Cron jobs are an essential part of Linux and Unix systems. The Cron is a software utility that is available on almost all versions of Unix and Linux by default. It is a time-based scheduler program that can run jobs, such as commands and scripts at specified days or times. As mentioned it is primarily used for system maintenance purposes but you could use it for any purpose.
As you might already know, Cron jobs are maintained in a configuration file. You can edit the configuration file by using the -e option in the crontab command. The -l option will display or list the currently configured jobs for the user.
$ crontab -e
You can usually run cron jobs as root without any issues. Most system maintenance jobs will need to be run root or super user anyways. However it is possible for each user in the system to have their own crontab or cron jobs. The system administrator or the super-user will need to provide the user with explicit permissions in order to run cron.
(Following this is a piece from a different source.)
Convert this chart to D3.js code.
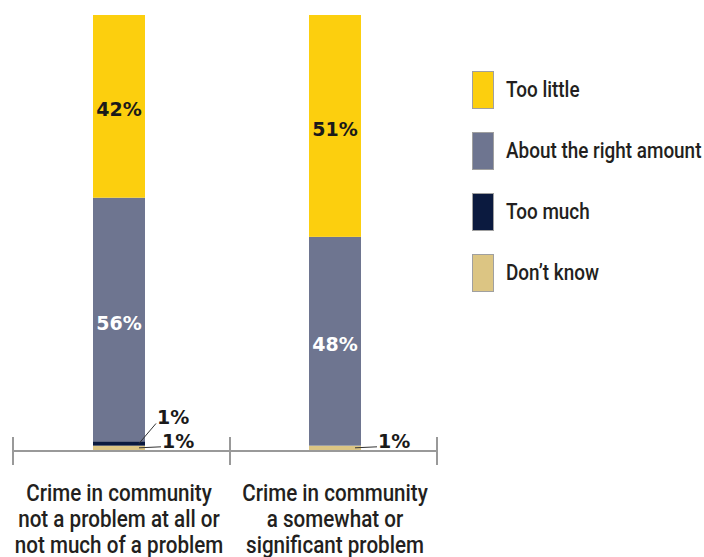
<!DOCTYPE html>
<html>
<head>
<meta charset="utf-8">
<script src="https://cdn.jsdelivr.net/npm/d3@7"></script>
<style>
  body { margin: 0; background: #fff; }
</style>
</head>
<body>
<svg width="704" height="557"></svg>
<script>
const svg = d3.select("svg");

const categories = [
  ["Crime in community", "not a problem at all or", "not much of a problem"],
  ["Crime in community", "a somewhat or", "significant problem"]
];
const seriesNames = ["Don\u2019t know", "Too much", "About the right amount", "Too little"];
const dontKnow = [1, 1];
const tooMuch = [1, 0];
const rightAmount = [56, 48];
const tooLittle = [42, 51];
const legendOrder = ["Too little", "About the right amount", "Too much", "Don\u2019t know"];

const colors = {
  "Too little": "#fccf0e",
  "About the right amount": "#6e7590",
  "Too much": "#0b1a3f",
  "Don\u2019t know": "#dcc583"
};
const labelColors = {
  "Too little": "#1a1a1a",
  "About the right amount": "#ffffff"
};

const rows = categories.map((c, i) => ({
  key: i,
  "Don\u2019t know": dontKnow[i],
  "Too much": tooMuch[i],
  "About the right amount": rightAmount[i],
  "Too little": tooLittle[i]
}));

const stacked = d3.stack().keys(seriesNames)(rows);

const x = d3.scaleBand().domain([0, 1]).range([11, 443]);
const y = d3.scaleLinear().domain([0, 100]).range([450, 15]);
const barW = 52;
const barX = i => x(i) + x.bandwidth() / 2 - barW / 2;

// no condensed face installed, so squeeze Roboto horizontally
const condensed = "Roboto, sans-serif";
const squeeze = 0.86;
const bold = "'DejaVu Sans', sans-serif";

// bars
const layers = svg.append("g").selectAll("g").data(stacked).enter().append("g")
  .attr("fill", d => colors[d.key]);

layers.selectAll("rect").data(d => d.map(p => Object.assign({ key: d.key }, p)))
  .enter().append("rect")
  .attr("x", d => barX(d.data.key))
  .attr("width", barW)
  .attr("y", d => y(d[1]))
  .attr("height", d => y(d[0]) - y(d[1]));

// big labels
layers.filter(d => labelColors[d.key]).selectAll("text")
  .data(d => d.map(p => Object.assign({ key: d.key }, p)))
  .enter().append("text")
  .attr("x", d => barX(d.data.key) + barW / 2)
  .attr("y", d => (y(d[0]) + y(d[1])) / 2 + 10)
  .attr("text-anchor", "middle")
  .attr("fill", d => labelColors[d.key])
  .style("font-family", bold)
  .style("font-weight", "bold")
  .style("font-size", "19px")
  .text(d => (d[1] - d[0]) + "%");

// small callouts
const callouts = [];
stacked.forEach(s => {
  if (s.key === "Too much" || s.key === "Don\u2019t know") {
    s.forEach(p => {
      if (p[1] - p[0] > 0) callouts.push({ key: s.key, cat: p.data.key, p: p });
    });
  }
});
const g2 = svg.append("g");
callouts.forEach(c => {
  const mid = (y(c.p[0]) + y(c.p[1])) / 2;
  const x0 = barX(c.cat) + barW - 6;
  let tx, ty;
  if (c.key === "Too much") { tx = x0 + 17; ty = mid - 20; }
  else { tx = x0 + 22; ty = mid - 1; }
  g2.append("line")
    .attr("x1", x0).attr("y1", mid).attr("x2", tx).attr("y2", ty)
    .attr("stroke", "#333").attr("stroke-width", 1);
  g2.append("text")
    .attr("x", tx + 1).attr("y", ty + 1)
    .style("font-family", bold).style("font-weight", "bold").style("font-size", "19px")
    .attr("fill", "#1a1a1a")
    .text((c.p[1] - c.p[0]) + "%");
});

// axis
const axisG = svg.append("g").attr("transform", "translate(0,451)");
axisG.append("line").attr("x1", 13).attr("x2", 437)
  .attr("stroke", "#999").attr("stroke-width", 2);
axisG.selectAll("line.tick").data([13, 230, 437]).enter().append("line")
  .attr("class", "tick")
  .attr("x1", d => d).attr("x2", d => d).attr("y1", -14).attr("y2", 14)
  .attr("stroke", "#999").attr("stroke-width", 2);

// category labels
categories.forEach((lines, i) => {
  const cx = x(i) + x.bandwidth() / 2;
  const t = svg.append("g")
    .attr("transform", `translate(${cx},501) scale(${squeeze},1)`)
    .append("text")
    .attr("text-anchor", "middle")
    .attr("fill", "#231f20")
    .style("font-family", condensed)
    .style("font-weight", 500)
    .style("font-size", "24px");
  lines.forEach((l, j) => {
    t.append("tspan").attr("x", 0).attr("dy", j === 0 ? 0 : 26).text(l);
  });
});

// legend
const legend = svg.append("g").attr("transform", "translate(472,71)");
const li = legend.selectAll("g").data(legendOrder).enter().append("g")
  .attr("transform", (d, i) => `translate(0,${i * 61})`);
li.append("rect").attr("x", 0.5).attr("y", 0.5).attr("width", 21).attr("height", 37)
  .attr("fill", d => colors[d]).attr("stroke", "#a0a0a0").attr("stroke-width", 1);
li.append("text")
  .attr("transform", `translate(34,26) scale(${squeeze},1)`)
  .attr("fill", "#231f20")
  .style("font-family", condensed)
  .style("font-weight", 500)
  .style("font-size", "22px")
  .text(d => d);
</script>
</body>
</html>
There are two files that control the permissions for crontab: /etc/cron.allow and /etc/cron.deny. If there is a cron.allow file, then the user or users that need to use cron will need to be listed in the file. You can use cron.deny to explicitly disallow certain users from using cron.
If neither files exist, then only the super user is allowed to run cron. Well, that depends on the system specific configuration to be exact. Most configuration do not allow any users to run jobs, while some systems allow all users to run jobs by default.
So, the first step is to create a file named cron.allow in the /etc/ folder. Add the user name to this file in order to allow the user to run jobs.
Setting up Cron Jobs
Once the proper permissions has been set, the user should be able to modify and run jobs using the crontab command. The -e option allows the user to edit and add new jobs while the -l command line option can be used to list the jobs for that particular user.
$ crontab -l
I am going to assume that you are familiar with the cron job format and how to set up jobs. So, I am not going to go into the syntax of the cron job formats.
Cron Jobs as Other Users
If you are the super user then you can also modify or create the cron jobs of other users. The crontab command line option -u allows you to specify an username and edit the jobs of that user. To modify the cron jobs for user tom, use the following command.
$ crontab -u tom -e
The above allows you to modify the cron jobs for another user. But sometimes, you want to run a particular command as another user while still using the root or super-user crontab. You can use the su or sudo command to do that. While creating the job prefix the command with sudo -u or su <username> -c
1 2 * * * su username -c "/path/to/my/scriptfile.sh"
1 2 * * * sudo -u username "/path/to/my/scriptfile.sh"
Existing systems can have varying types of issues, mostly related to file permissions. Make sure you have permissions to /var/spool/cron files. Most times the command output will let you know which file permissions are needed.
Execute the command that you want to run as a job from the command prompt. This will let you figure out what the error is most of the time.